PRBA Works with BCALA on Grant

Black Caucus The Black Caucus of the American Library Association (BCALA) was awarded an Institute of Museum and Library Services (IMLS) planning grant to explore the current state of Black History Month (BHM) programming offered at public libraries. While virtually all of the 9,000 public libraries across the U.S. conduct some programming during BHM, there has never been a systematic study to assess the content, scope, target age groups, and focus of that programming. BCALA has asked the Program for Research on Black Americans (PRBA) to work with them on this project, and assist with holding a series of focus groups on the topic, developing a questionnaire to create a taxonomy of BHM programming, and drafting the proposal (including a sampling plan) for the national research project. Dr. Deborah Robinson, RCGD Research Investigator and PRBA Assistant Director for International Projects, is the point person on this work with BCALA and sub-award. Dr. M. Belinda Tucker, formerly in the PRBA leadership and currently serving an active role in the PRBA Network, is serving on the National Advisory Committee for the initiative. Shauntee Burns-Simpson, President of BCALA, said, “We are very excited about working with PRBA and the University of Michigan. With BCALA’s 50 years of expertise, commitment, and advocacy, along with PRBA’s 44 years of research on Black Americans, we firmly believe we can improve and strengthen programming related to African Americans in all types of libraries for the next 50 years!”

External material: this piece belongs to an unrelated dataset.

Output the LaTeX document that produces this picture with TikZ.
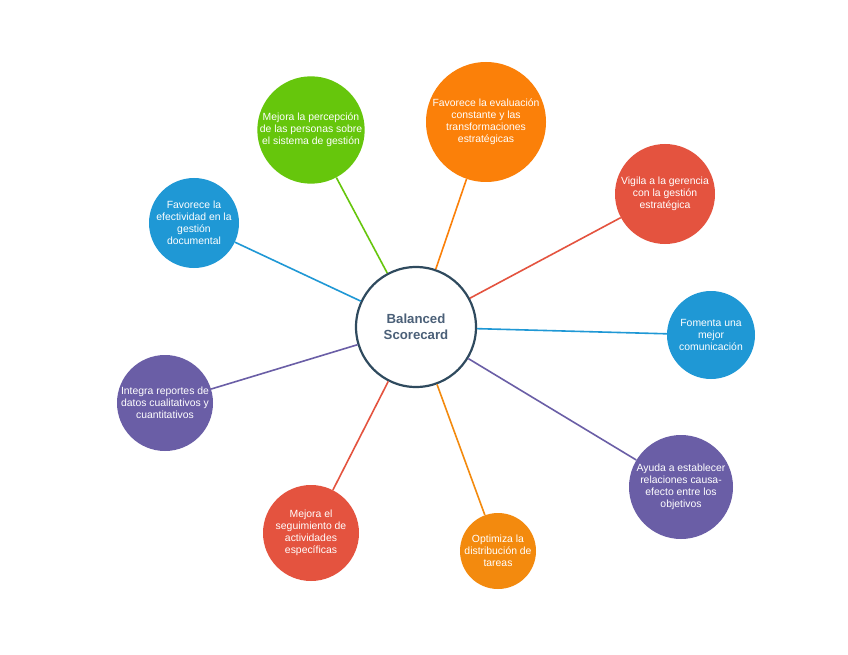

Established in 1970, BCALA was formed to serve as an advocate for the development, promotion, and improvement of library services and resources to the nation’s African American community and to provide leadership for the recruitment and professional development of African American librarians. The organization is one of the American Library Association Affiliates.

The IMLS planning grant includes a strong National Advisory Committee (NAC) whose purpose is to ensure the project’s success and guarantee national impact. Besides the PRBA members, the NAC includes representatives from BCALA, key American Library Association Divisions and Offices, and the Association for the Study of African American Life and History (ASALH). Dr. Carter G. Woodson founded the Association for the Study of Negro Life and History in 1915 and created Negro History Week in 1926. This commemoration was expanded and became Black History Month in 1976. ASALH is the organization that decides on the BHM theme each year and produces materials for teachers, librarians, and others that can be used for programming.

With an increasingly diverse U.S. population and an expectation that the United States will become a “majority-minority” country by 2044, libraries must offer quality programming that recognizes and celebrates the accomplishments of its increasingly diverse patrons. This kind of programming has the potential to bring more members of the community into the library and provide for a richer exchange. The project period for the grant is September 1, 2020 – August 31, 2021.

This project was made possible in part by the Institute of Museum and Library Services grant – LG-246429-OLS-20.